▶ WHAT YOU NEED TO DO: Single out the lines of the material that contain "this" and copy them.

▶ GIVEN DATA:
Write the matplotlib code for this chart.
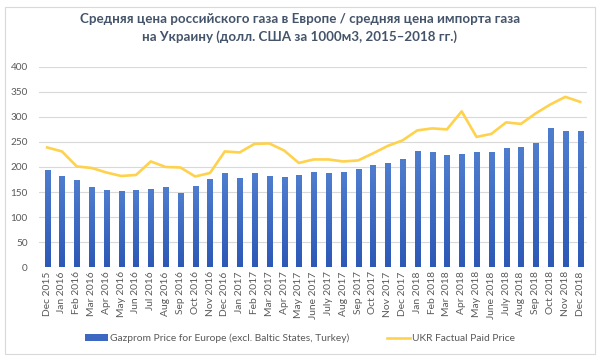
import matplotlib
matplotlib.use('Agg')
import matplotlib.pyplot as plt
import numpy as np
from matplotlib.patches import Rectangle
from matplotlib.colors import LinearSegmentedColormap

plt.rcParams['font.family'] = ['Lato', 'DejaVu Sans']

months = ['Dec 2015', 'Jan 2016', 'Feb 2016', 'Mar 2016', 'Apr 2016', 'May 2016',
          'Jun 2016', 'Jul 2016', 'Aug 2016', 'Sep 2016', 'Oct 2016', 'Nov 2016',
          'Dec 2016', 'Jan 2017', 'Feb 2017', 'Mar 2017', 'Apr 2017', 'May 2017',
          'June 2017', 'July 2017', 'Aug 2017', 'Sep 2017', 'Oct 2017', 'Nov 2017',
          'Dec 2017', 'Jan 2018', 'Feb 2018', 'Mar 2018', 'Apr 2018', 'May 2018',
          'June 2018', 'July 2018', 'Aug 2018', 'Sep 2018', 'Oct 2018', 'Nov 2018',
          'Dec 2018']

# Gazprom price for Europe (bars)
gazprom = [194, 182, 174, 159, 155, 152, 155, 157, 159, 149, 161, 175,
           187, 178, 187, 182, 180, 184, 189, 187, 189, 195, 203, 207,
           215, 231, 229, 224, 226, 230, 230, 237, 240, 247, 277, 271, 271]

# UKR factual paid price (line)
ukr = [239, 231, 201, 198, 189, 182, 184, 211, 200, 199, 181, 188,
       231, 229, 246, 247, 233, 208, 215, 215, 211, 213, 227, 242,
       253, 273, 277, 275, 311, 260, 266, 289, 286, 307, 325, 340, 330]

fig = plt.figure(figsize=(6, 3.61), dpi=100)
ax = fig.add_axes([0.065, 0.26, 0.913, 0.555])

x = np.arange(len(months))
bars = ax.bar(x, gazprom, width=0.34, color='#3C68C2', zorder=2,
              label='Gazprom Price for Europe (excl. Baltic States, Turkey)')

# vertical gradient inside each bar (lighter at top, darker at bottom)
grad = LinearSegmentedColormap.from_list('g', ['#2D58B6', '#4F7DCE'])
for b in bars:
    bx, by = b.get_x(), b.get_y()
    bw, bh = b.get_width(), b.get_height()
    im = ax.imshow(np.linspace(0, 1, 64).reshape(-1, 1), cmap=grad, origin='lower',
                   extent=[bx, bx + bw, by, by + bh], aspect='auto', zorder=2.1)
    im.set_clip_path(b)

line, = ax.plot(x, ukr, color='#FFD24D', lw=1.9, zorder=3, label='UKR Factual Paid Price')

ax.set_ylim(0, 400)
ax.set_xlim(-0.55, len(months) - 0.55)
ax.set_yticks(range(0, 401, 50))
ax.yaxis.grid(True, color='#D9D9D9', lw=0.8, zorder=0)
ax.set_xticks(x)
ax.set_xticklabels(months, rotation=90, fontsize=7.4, color='#595959')
ax.tick_params(axis='y', labelsize=7.2, colors='#595959', length=0, pad=8)
ax.tick_params(axis='x', length=0, pad=3)
for s in ax.spines.values():
    s.set_visible(False)

fig.text(0.5, 0.965, 'Средняя цена российского газа в Европе / средняя цена импорта газа\n'
         'на Украину (долл. США за 1000м3, 2015–2018 гг.)',
         ha='center', va='top', fontsize=9.6, fontweight='bold', color='#44546A',
         linespacing=1.5)

fig.legend(handles=[bars, line], loc='center', bbox_to_anchor=(0.5, 0.062), ncol=2,
           frameon=False, fontsize=7.4, labelcolor='#595959', handlelength=2.3,
           columnspacing=3.6, handletextpad=0.2)

fig.patches.append(Rectangle((0.008, 0.02), 0.984, 0.96, transform=fig.transFigure,
                             fill=False, edgecolor='#D9D9D9', lw=0.8))

fig.savefig('out.png', dpi=100, facecolor='white')
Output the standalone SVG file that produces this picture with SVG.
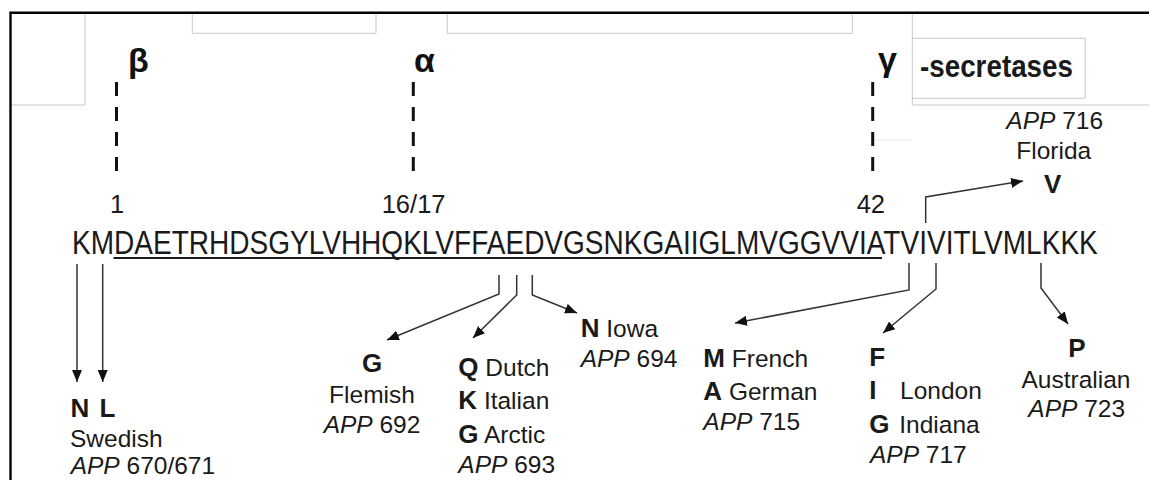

▶ EXPECTED ANSWER:
Write the matplotlib code for this chart.
Output the standalone SVG file that produces this picture with SVG.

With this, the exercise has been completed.